Using Terraform to create Service Endpoints in Azure DevOps

This is the 6th part in the series of blog posts on managing the Azure DevOps using Terraform. You can find the series index here. In the last part, we discussed the build pipeline creation using Terraform, where we covered only build and testing stages. We could have added release stage as well, but before we deploy anything to Azure, AWS, etc, we need to create respective service endpoints in the Azure DevOps project. In this part, we’ll discuss how we can create service endpoints using Terraform. One of the pre-requisites to create service endpoints is to have a service principal ready, which is basically used for authentication.

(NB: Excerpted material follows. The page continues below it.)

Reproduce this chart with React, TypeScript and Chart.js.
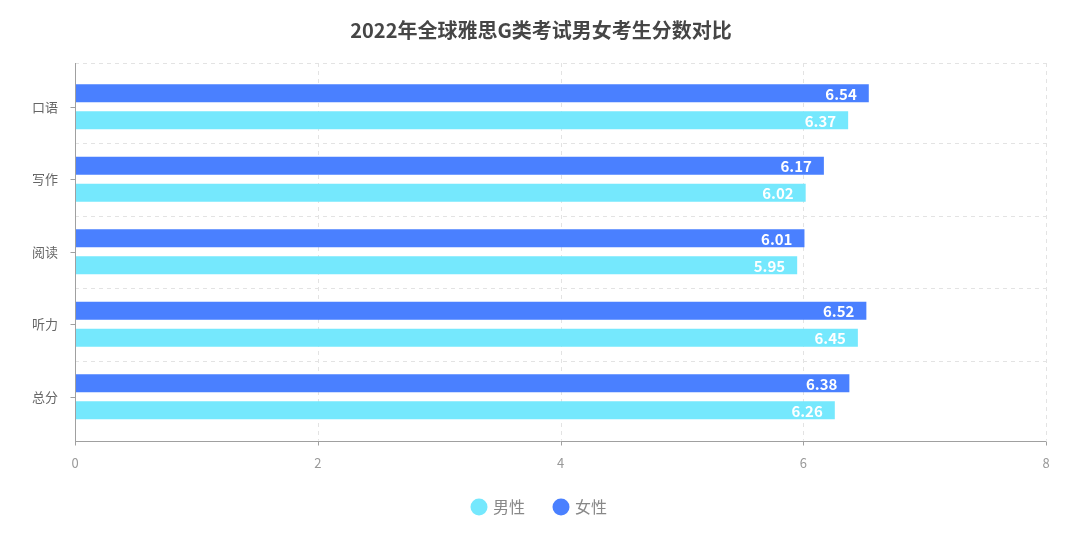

Create AzureRM Service Endpoint

To create service endpoint for Azure RM, we’ll need to have service principal ready with required access. You can refer steps here for creating service principal. From terraform side, we need to use terraform resource azuredevops_serviceendpoint_azurerm. To use this resource, we need to supply below mandatory properties:

  • project_id – The ID for azure devops project, which will contain the endpoint
  • service_endpoint_name – Name for service endpoint
  • azurerm_spn_tenantid – The tenant id for the service principal
  • azurerm_subscription_id – The subscription id for the target subscription
  • azurerm_subscription_name – The name for the target subscription

We can optionally provide the resource group used for restricted scoping for the service endpoint. It also supports a credential block for supplying service principal id and key, which we’ll refer using the variables and supply those variables when running terraform apply. Below is our code for creating the endpoint:

# partially complete code block below – will not work in isolation
resource "azuredevops_serviceendpoint_azurerm" "endpointazure" {
project_id = azuredevops_project.tf-example.id
service_endpoint_name = "azurerm_endpoint_test"
description = "Managed by Terraform"
credentials {
serviceprincipalid = var.service_principal_id
serviceprincipalkey = var.service_principal_key
}
azurerm_spn_tenantid = var.azurerm_spn_tenant_id
azurerm_subscription_id = var.azurerm_subscription_id
azurerm_subscription_name = "pay-as-you-go"
}

Let’s also add variables in the variables.tf file:

variable "service_principal_id" {
description = "Service Principal Id"
type = string
}
variable "service_principal_key" {
description = "Service Principal Password"
type = string
}
variable "azurerm_spn_tenant_id" {
description = "Tenant ID for the service principal"
type = string
}
variable "azurerm_subscription_id" {
description = "Subscription ID for the target subscription"
type = string
}

As you can see above, we have not mentioned the value for the variables as all these are sensitive values. In our case, we’ll be supplying those using TF_VAR_{variable_name} environment variable. In production scenarios, you’ll be creating these variables as part of the build and release pipelines or supply the respective key-values at terraform command line at run time.

Now we can run terraform plan to validate our changes:

At this point, we can also run terraform apply -auto-approve. Once its completes, hop over to Azure DevOps and verify that our endpoint is present:

There are many types of service endpoints available like for Azure Container Registry, Azure Kubernetes Service, GitHub, BitBucket etc. So you can mostly choose what you’ll need depending on your requirements.